** Start **
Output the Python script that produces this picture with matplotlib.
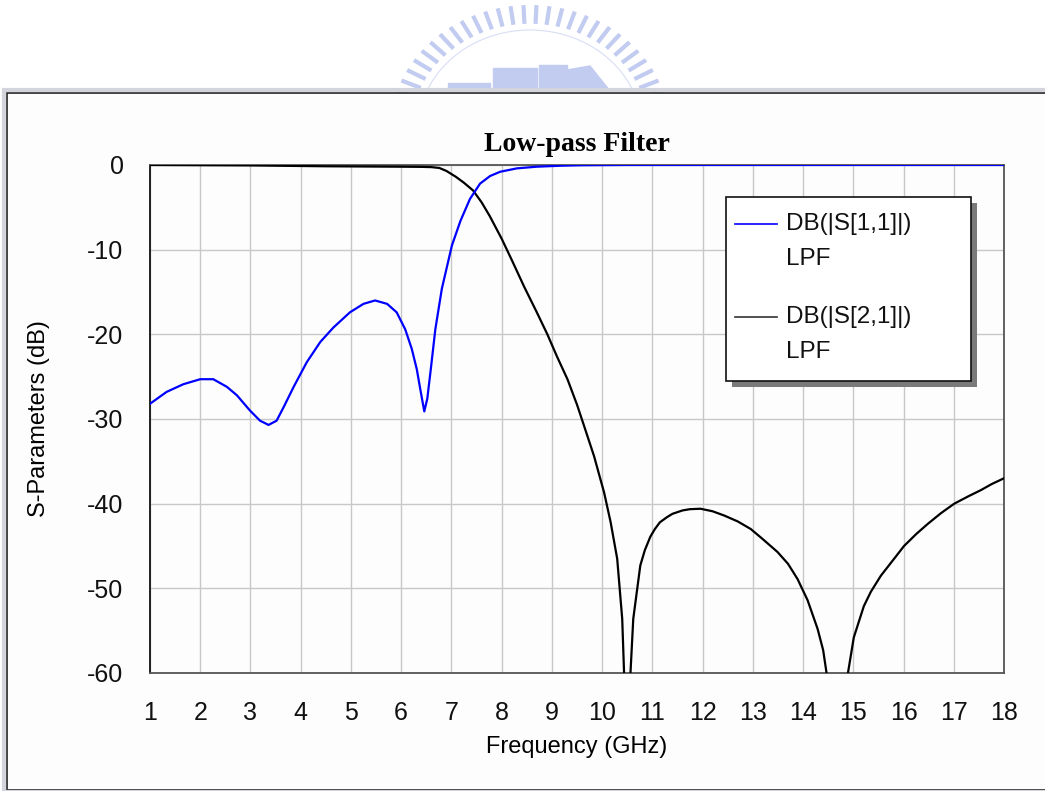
import matplotlib
matplotlib.use("Agg")
import matplotlib.pyplot as plt
import numpy as np
from matplotlib.lines import Line2D
from matplotlib.patches import Rectangle, Polygon, Arc

# --- data ---
s11_freq = [1.0, 1.33, 1.66, 2.0, 2.26, 2.53, 2.73, 2.99, 3.19, 3.36, 3.52, 3.66,
            3.86, 4.12, 4.39, 4.65, 4.98, 5.25, 5.48, 5.72, 5.91, 6.08, 6.21, 6.31,
            6.39, 6.46, 6.52, 6.59, 6.68, 6.81, 7.01, 7.18, 7.37, 7.57, 7.77, 7.97,
            8.3, 8.7, 9.2, 9.6, 10.5, 18.0]
s11_db = [-28.2, -26.8, -25.9, -25.3, -25.3, -26.2, -27.2, -29.0, -30.2, -30.7,
          -30.2, -28.6, -26.2, -23.3, -20.9, -19.2, -17.4, -16.4, -16.0, -16.4,
          -17.4, -19.4, -21.7, -24.1, -26.8, -29.1, -27.6, -24.1, -19.4, -14.6,
          -9.5, -6.6, -4.0, -2.2, -1.3, -0.8, -0.4, -0.2, -0.08, -0.03, 0.0, 0.0]

s21_freq = [1.0, 3.0, 4.5, 6.0, 6.4, 6.6, 6.76, 6.9, 7.09, 7.25, 7.43, 7.6, 7.76,
            8.0, 8.2, 8.45, 8.7, 8.91, 9.1, 9.31, 9.5, 9.64, 9.84, 10.04, 10.17,
            10.3, 10.4, 10.44, 10.5, 10.56, 10.62, 10.76, 10.85, 10.96, 11.05,
            11.15, 11.29, 11.4, 11.6, 11.75, 11.96, 12.2, 12.43, 12.7, 12.96, 13.2,
            13.49, 13.7, 13.89, 14.09, 14.29, 14.4, 14.48, 14.68, 14.88, 15.01,
            15.21, 15.35, 15.55, 15.8, 16.01, 16.25, 16.48, 16.75, 17.01, 17.3,
            17.54, 17.75, 18.0]
s21_db = [0.0, -0.05, -0.15, -0.2, -0.22, -0.25, -0.35, -0.7, -1.4, -2.1, -3.0,
          -4.4, -6.0, -8.7, -11.2, -14.4, -17.4, -20.0, -22.6, -25.3, -28.3, -30.8,
          -34.4, -38.7, -42.2, -46.5, -53.6, -60.5, -75.0, -60.5, -53.6, -47.3,
          -45.5, -43.9, -43.0, -42.2, -41.6, -41.2, -40.8, -40.65, -40.6, -40.9,
          -41.4, -42.1, -43.0, -44.2, -45.7, -47.1, -48.9, -51.4, -54.8, -57.3,
          -60.5, -75.0, -60.5, -55.8, -52.1, -50.4, -48.5, -46.6, -45.0, -43.6,
          -42.4, -41.1, -40.0, -39.1, -38.4, -37.7, -37.0]

x_ticks = list(range(1, 19))
y_ticks = [0, -10, -20, -30, -40, -50, -60]
legend_labels = ["DB(|S[1,1]|)", "LPF", "DB(|S[2,1]|)", "LPF"]

W, H = 1045, 791
plt.rcParams["font.family"] = ["Liberation Sans", "DejaVu Sans"]
plt.rcParams["axes.unicode_minus"] = False


def px(x, y):
    return x / W, 1 - y / H


fig = plt.figure(figsize=(W / 100, H / 100), dpi=100)
fig.patch.set_facecolor("white")

# faint logo watermark at top (sits behind the window frame)
wm = "#c2cbf0"
cx, cy, a, b = 530, 130, 140, 125
for ang in np.linspace(np.radians(162), np.radians(18), 28):
    x0, y0 = cx + a * np.cos(ang), cy - b * np.sin(ang)
    x1, y1 = cx + 0.85 * a * np.cos(ang), cy - 0.85 * b * np.sin(ang)
    fig.add_artist(Line2D([x0 / W, x1 / W], [1 - y0 / H, 1 - y1 / H],
                          color=wm, lw=3.0, solid_capstyle="butt", zorder=-2))
fig.add_artist(Arc(px(cx, cy), 2 * 0.8 * a / W, 2 * 0.8 * b / H, theta1=20,
                   theta2=160, ec="#d8def5", lw=0.8, zorder=-2))
fig.add_artist(Rectangle(px(448, 89), 42 / W, 6 / H, color=wm, zorder=-2))
fig.add_artist(Rectangle(px(493, 91), 44 / W, 23 / H, color=wm, zorder=-2))
fig.add_artist(Rectangle(px(539, 91), 28 / W, 26 / H, color=wm, zorder=-2))
fig.add_artist(Polygon([px(567, 91), px(610, 91), px(590, 66), px(567, 70)],
                       closed=True, color=wm, zorder=-2))

# window frame
fig.add_artist(Rectangle(px(7, 790), (W + 10) / W, 697 / H, fill=True,
                         fc="#fdfdfd", ec="#222222", lw=1.2, zorder=-1))
fig.add_artist(Rectangle(px(4, 792), (W + 10) / W, 702 / H, fill=False,
                         ec="#d4d4dc", lw=3, zorder=-1))

ax = fig.add_axes([150 / W, 1 - 673 / H, 854 / W, 508 / H])
ax.set_facecolor("#fdfdfd")
ax.plot(s21_freq, s21_db, color="black", lw=1.6, zorder=3)
ax.plot(s11_freq, s11_db, color="#0000ff", lw=1.6, zorder=4)

ax.set_xlim(1, 18)
ax.set_ylim(-60, 0)
ax.set_xticks(x_ticks)
ax.set_yticks(y_ticks)
ax.grid(True, color="#c8c8c8", lw=1.0)
ax.set_axisbelow(True)
ax.tick_params(length=0, labelsize=18, pad=19, colors="#111111")
ax.tick_params(axis="x", pad=20)
for side, sp in ax.spines.items():
    sp.set_color("#555555" if side != "left" else "#111111")
    sp.set_linewidth(1.3)

ax.set_title("Low-pass Filter", family="Liberation Serif", weight="bold",
             fontsize=20, pad=10)
ax.set_xlabel("Frequency (GHz)", fontsize=17)
ax.set_ylabel("S-Parameters (dB)", fontsize=17)
ax.xaxis.set_label_coords(0.5, -0.125)
ax.yaxis.set_label_coords(-0.117, 0.5)

# legend box with drop shadow
lx0, ly0, lx1, ly1 = 726, 197, 971, 381
ax.add_artist(Rectangle(px(lx0 + 6, ly1 + 6), (lx1 - lx0) / W, (ly1 - ly0) / H,
                        transform=fig.transFigure, fc="#7a7a7a", ec="none", zorder=6))
ax.add_artist(Rectangle(px(lx0, ly1), (lx1 - lx0) / W, (ly1 - ly0) / H,
                        transform=fig.transFigure, fc="white", ec="#111111",
                        lw=1.2, zorder=7))
for col, yl in [("#0000ff", 224), ("#333333", 317)]:
    ax.add_artist(Line2D([735 / W, 777 / W], [1 - yl / H] * 2, color=col, lw=1.2,
                         transform=fig.transFigure, zorder=8))
for lab, yl in zip(legend_labels, [224, 259, 317, 352]):
    fig.text(786 / W, 1 - yl / H, lab, fontsize=17.5, va="center", ha="left",
             color="#111111", zorder=9)

fig.savefig("out.png", dpi=100, facecolor="white")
** End **
▸ WORK TO BE COMPLETED: Write out the material above once more, exactly as it reads, with no pictures.

▸ FULL RESPONSE:
Output the Python script that produces this picture with matplotlib.
import matplotlib
matplotlib.use("Agg")
import matplotlib.pyplot as plt
import numpy as np
from matplotlib.lines import Line2D
from matplotlib.patches import Rectangle, Polygon, Arc

# --- data ---
s11_freq = [1.0, 1.33, 1.66, 2.0, 2.26, 2.53, 2.73, 2.99, 3.19, 3.36, 3.52, 3.66,
            3.86, 4.12, 4.39, 4.65, 4.98, 5.25, 5.48, 5.72, 5.91, 6.08, 6.21, 6.31,
            6.39, 6.46, 6.52, 6.59, 6.68, 6.81, 7.01, 7.18, 7.37, 7.57, 7.77, 7.97,
            8.3, 8.7, 9.2, 9.6, 10.5, 18.0]
s11_db = [-28.2, -26.8, -25.9, -25.3, -25.3, -26.2, -27.2, -29.0, -30.2, -30.7,
          -30.2, -28.6, -26.2, -23.3, -20.9, -19.2, -17.4, -16.4, -16.0, -16.4,
          -17.4, -19.4, -21.7, -24.1, -26.8, -29.1, -27.6, -24.1, -19.4, -14.6,
          -9.5, -6.6, -4.0, -2.2, -1.3, -0.8, -0.4, -0.2, -0.08, -0.03, 0.0, 0.0]

s21_freq = [1.0, 3.0, 4.5, 6.0, 6.4, 6.6, 6.76, 6.9, 7.09, 7.25, 7.43, 7.6, 7.76,
            8.0, 8.2, 8.45, 8.7, 8.91, 9.1, 9.31, 9.5, 9.64, 9.84, 10.04, 10.17,
            10.3, 10.4, 10.44, 10.5, 10.56, 10.62, 10.76, 10.85, 10.96, 11.05,
            11.15, 11.29, 11.4, 11.6, 11.75, 11.96, 12.2, 12.43, 12.7, 12.96, 13.2,
            13.49, 13.7, 13.89, 14.09, 14.29, 14.4, 14.48, 14.68, 14.88, 15.01,
            15.21, 15.35, 15.55, 15.8, 16.01, 16.25, 16.48, 16.75, 17.01, 17.3,
            17.54, 17.75, 18.0]
s21_db = [0.0, -0.05, -0.15, -0.2, -0.22, -0.25, -0.35, -0.7, -1.4, -2.1, -3.0,
          -4.4, -6.0, -8.7, -11.2, -14.4, -17.4, -20.0, -22.6, -25.3, -28.3, -30.8,
          -34.4, -38.7, -42.2, -46.5, -53.6, -60.5, -75.0, -60.5, -53.6, -47.3,
          -45.5, -43.9, -43.0, -42.2, -41.6, -41.2, -40.8, -40.65, -40.6, -40.9,
          -41.4, -42.1, -43.0, -44.2, -45.7, -47.1, -48.9, -51.4, -54.8, -57.3,
          -60.5, -75.0, -60.5, -55.8, -52.1, -50.4, -48.5, -46.6, -45.0, -43.6,
          -42.4, -41.1, -40.0, -39.1, -38.4, -37.7, -37.0]

x_ticks = list(range(1, 19))
y_ticks = [0, -10, -20, -30, -40, -50, -60]
legend_labels = ["DB(|S[1,1]|)", "LPF", "DB(|S[2,1]|)", "LPF"]

W, H = 1045, 791
plt.rcParams["font.family"] = ["Liberation Sans", "DejaVu Sans"]
plt.rcParams["axes.unicode_minus"] = False


def px(x, y):
    return x / W, 1 - y / H


fig = plt.figure(figsize=(W / 100, H / 100), dpi=100)
fig.patch.set_facecolor("white")

# faint logo watermark at top (sits behind the window frame)
wm = "#c2cbf0"
cx, cy, a, b = 530, 130, 140, 125
for ang in np.linspace(np.radians(162), np.radians(18), 28):
    x0, y0 = cx + a * np.cos(ang), cy - b * np.sin(ang)
    x1, y1 = cx + 0.85 * a * np.cos(ang), cy - 0.85 * b * np.sin(ang)
    fig.add_artist(Line2D([x0 / W, x1 / W], [1 - y0 / H, 1 - y1 / H],
                          color=wm, lw=3.0, solid_capstyle="butt", zorder=-2))
fig.add_artist(Arc(px(cx, cy), 2 * 0.8 * a / W, 2 * 0.8 * b / H, theta1=20,
                   theta2=160, ec="#d8def5", lw=0.8, zorder=-2))
fig.add_artist(Rectangle(px(448, 89), 42 / W, 6 / H, color=wm, zorder=-2))
fig.add_artist(Rectangle(px(493, 91), 44 / W, 23 / H, color=wm, zorder=-2))
fig.add_artist(Rectangle(px(539, 91), 28 / W, 26 / H, color=wm, zorder=-2))
fig.add_artist(Polygon([px(567, 91), px(610, 91), px(590, 66), px(567, 70)],
                       closed=True, color=wm, zorder=-2))

# window frame
fig.add_artist(Rectangle(px(7, 790), (W + 10) / W, 697 / H, fill=True,
                         fc="#fdfdfd", ec="#222222", lw=1.2, zorder=-1))
fig.add_artist(Rectangle(px(4, 792), (W + 10) / W, 702 / H, fill=False,
                         ec="#d4d4dc", lw=3, zorder=-1))

ax = fig.add_axes([150 / W, 1 - 673 / H, 854 / W, 508 / H])
ax.set_facecolor("#fdfdfd")
ax.plot(s21_freq, s21_db, color="black", lw=1.6, zorder=3)
ax.plot(s11_freq, s11_db, color="#0000ff", lw=1.6, zorder=4)

ax.set_xlim(1, 18)
ax.set_ylim(-60, 0)
ax.set_xticks(x_ticks)
ax.set_yticks(y_ticks)
ax.grid(True, color="#c8c8c8", lw=1.0)
ax.set_axisbelow(True)
ax.tick_params(length=0, labelsize=18, pad=19, colors="#111111")
ax.tick_params(axis="x", pad=20)
for side, sp in ax.spines.items():
    sp.set_color("#555555" if side != "left" else "#111111")
    sp.set_linewidth(1.3)

ax.set_title("Low-pass Filter", family="Liberation Serif", weight="bold",
             fontsize=20, pad=10)
ax.set_xlabel("Frequency (GHz)", fontsize=17)
ax.set_ylabel("S-Parameters (dB)", fontsize=17)
ax.xaxis.set_label_coords(0.5, -0.125)
ax.yaxis.set_label_coords(-0.117, 0.5)

# legend box with drop shadow
lx0, ly0, lx1, ly1 = 726, 197, 971, 381
ax.add_artist(Rectangle(px(lx0 + 6, ly1 + 6), (lx1 - lx0) / W, (ly1 - ly0) / H,
                        transform=fig.transFigure, fc="#7a7a7a", ec="none", zorder=6))
ax.add_artist(Rectangle(px(lx0, ly1), (lx1 - lx0) / W, (ly1 - ly0) / H,
                        transform=fig.transFigure, fc="white", ec="#111111",
                        lw=1.2, zorder=7))
for col, yl in [("#0000ff", 224), ("#333333", 317)]:
    ax.add_artist(Line2D([735 / W, 777 / W], [1 - yl / H] * 2, color=col, lw=1.2,
                         transform=fig.transFigure, zorder=8))
for lab, yl in zip(legend_labels, [224, 259, 317, 352]):
    fig.text(786 / W, 1 - yl / H, lab, fontsize=17.5, va="center", ha="left",
             color="#111111", zorder=9)

fig.savefig("out.png", dpi=100, facecolor="white")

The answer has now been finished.